Everyone eats so many fried potatoes. And the coffee is so expensive. It is no
place for a poor Swedish pensioner."
John
Cannell, a crewman from Caister lifeboat, rallied to his support, providing the
sailor with a winter mooring and a new radio - the Carphone Warehouse also paid
for repairs to his hull after reading of Mr Ramgren's plight.
But
despite the assistance, Mr Ramgren resumed his trip in mid-July in a boat that
was still without keels. He admitted he was taking "a big chance" by
venturing out in a broken and unstable yacht. About an hour later, Erik Ramgren
disappeared into a clear blue horizon.
He
reappeared three months later, near Trinidad. "I was caught out with no power
13 miles off the coast," he said. "The current was taking me to Mexico."
He used the radio supplied by his Norfolk friend to call for help.
He
finally entered Chaguaramas bay as he had departed Yarmouth - towed by a rescue
boat.
In
a letter to Mr Cannell, Mr Ramgren recounted his adventure. His engine had failed
hours after he left Norfolk in the summer, and he was forced to drift with the
tide through a treacherous strip of the English channel criss-crossed with shipping
lanes.
"Finally
a north-west wind came and I could leave for the Bay of Biscay," he wrote.
"First evening out there: me in the kitchen cooking dinner, perfect weather,
boat sailing on its own balance [and] suddenly a bang in the front of the other
hull! I rush upstairs just [in time] to see a coconut-looking thing disappearing
out the back. The boat turns. It's not possible to steer."
He
arrived in the Canary island of Gomera a month later after enduring six severe
gales which ripped his sails to pieces. "Small harbour. No space for me.

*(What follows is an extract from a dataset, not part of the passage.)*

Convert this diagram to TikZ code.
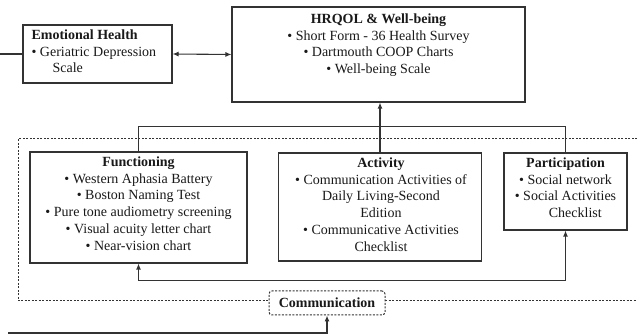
\documentclass[tikz,border=0pt]{standalone}
\usepackage{fontspec}
\setmainfont{Liberation Serif}
\usetikzlibrary{arrows.meta}
\begin{document}
\begin{tikzpicture}[x=1pt,y=-1pt,
  line width=1.1pt, draw=black!80,
  box/.style={draw=black!80, line width=1.1pt, inner sep=0pt, fill=white},
  txt/.style={inner sep=0pt, text=black!90, font=\fontsize{14}{16.8}\selectfont},
  dots/.style={draw=black!80, line width=1pt, dash pattern=on 2pt off 1.5pt},
  tip/.style={-{Latex[length=6pt,width=5pt]}},
  tips/.style={{Latex[length=6pt,width=5pt]}-{Latex[length=6pt,width=5pt]}}]
\useasboundingbox (0,0) rectangle (637,336);

% dotted frame around the communication domains (open on the right)
\draw[dots] (637,139) -- (18,139) -- (18,301) -- (637,301);

% boxes
\node[box, minimum width=149pt, minimum height=58pt] (eh) at (97.5,54) {};
\node[box, minimum width=293pt, minimum height=95pt] (hrqol) at (378.5,54.5) {};
\node[box, minimum width=217pt, minimum height=111pt] (func) at (138.5,207.5) {};
\node[box, minimum width=203pt, minimum height=108pt] (act) at (380,207) {};
\node[box, minimum width=123pt, minimum height=77pt] (part) at (565.5,191.5) {};
\node[box, dots, rounded corners=3pt, minimum width=116pt, minimum height=24pt,
      text=black!90, font=\fontsize{14}{16.8}\selectfont\bfseries] (comm) at (327,303) {Communication};

% box texts
\node[txt, align=left, anchor=north west] (ehT) at (31,29)
  {\textbf{Emotional Health}\\ • Geriatric Depression\\ \hspace*{1.5em}Scale};
\node[txt, align=center, anchor=north] (hrqolT) at (378.5,13)
  {\textbf{HRQOL \& Well-being}\\ • Short Form - 36 Health Survey\\
   • Dartmouth COOP Charts\\ • Well-being Scale};
\node[txt, align=center, anchor=north] (funcT) at (138.5,156)
  {\textbf{Functioning}\\ • Western Aphasia Battery\\ • Boston Naming Test\\
   • Pure tone audiometry screening\\ • Visual acuity letter chart\\ • Near-vision chart};
\node[txt, align=center, anchor=north] (actT) at (381,157)
  {\textbf{Activity}\\ • Communication Activities of\\ Daily Living-Second\\
   Edition\\ • Communicative Activities\\ Checklist};
\node[txt, align=center, anchor=north] (partT) at (565.5,157)
  {\textbf{Participation}\\ • Social network\\ • Social Activities\\ \hspace*{1.4em}Checklist};

% connectors
\coordinate (ehIn) at (0,54);
\coordinate (commIn) at (8,333);
\draw (ehIn) -- (eh.west);
\draw[tips] (eh.east) -- (hrqol.west);
\draw[tip] (act.north) -- (act.north |- hrqol.south);
\draw (func.north) -- ++(0,-25) -| (part.north);
\draw[tips] (func.south) -- ++(0,17) -| (part.south);
\draw[tip] (commIn) -| (comm.south);
\end{tikzpicture}
\end{document}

Lying at the ferry-jetty [authorities] tell me to go away. Give me three hours
to refill my food supply. I start draining the supermarkets of all their cans
of fish and bags of rice. Two and half days later I leave Santiago de la Gomera
with a fine hanging over my head.
"Out
at sea I find out that somebody has stolen my binoculars, the briefcase with my
few papers and €400 [£600]."
Mr
Ramgren said he had been advised to sail to a nearby island where he could fix
his boat cheaply and install keels.
"Impossible
without keels in a strong north-east wind. [Instead] my choice gets to be the
Caribbean, although the time is the worst possible, with September coming - the
hurricane season."
He
was rescued off the coast of Trinidad on October 13 "after so many hazards
that there is no space for them in this letter".
Desperately
saving food and water, but unable to leave the helm of his catamaran because his
automatic steering had failed, he lost 15kg. "I had to be at the wheel almost
all the way from England to Trinidad," he said. "I wonder if there is
one more idiot as big as me on this Earth!"
But
the mariner's journeying days may not be over yet. Basking in the Caribbean sun
while eating a breakfast of tinned Swedish fish eggs left over from his supplies,
he added: "It takes two to three weeks to get something done in Trinidad
where it will take me one day to have it done in Sweden. It took me weeks to find
a mechanic to fix the motors and he never meets his appointments. That would never
happen in Sweden."
He
is, however, trying to make up for lost companionship.
"I'm
enjoying the nightlife here," he said. "Every time I go out to parties
I don't come home until the next morning. I'm looking for a woman to spend time
with - there's room on the boat for a female friend."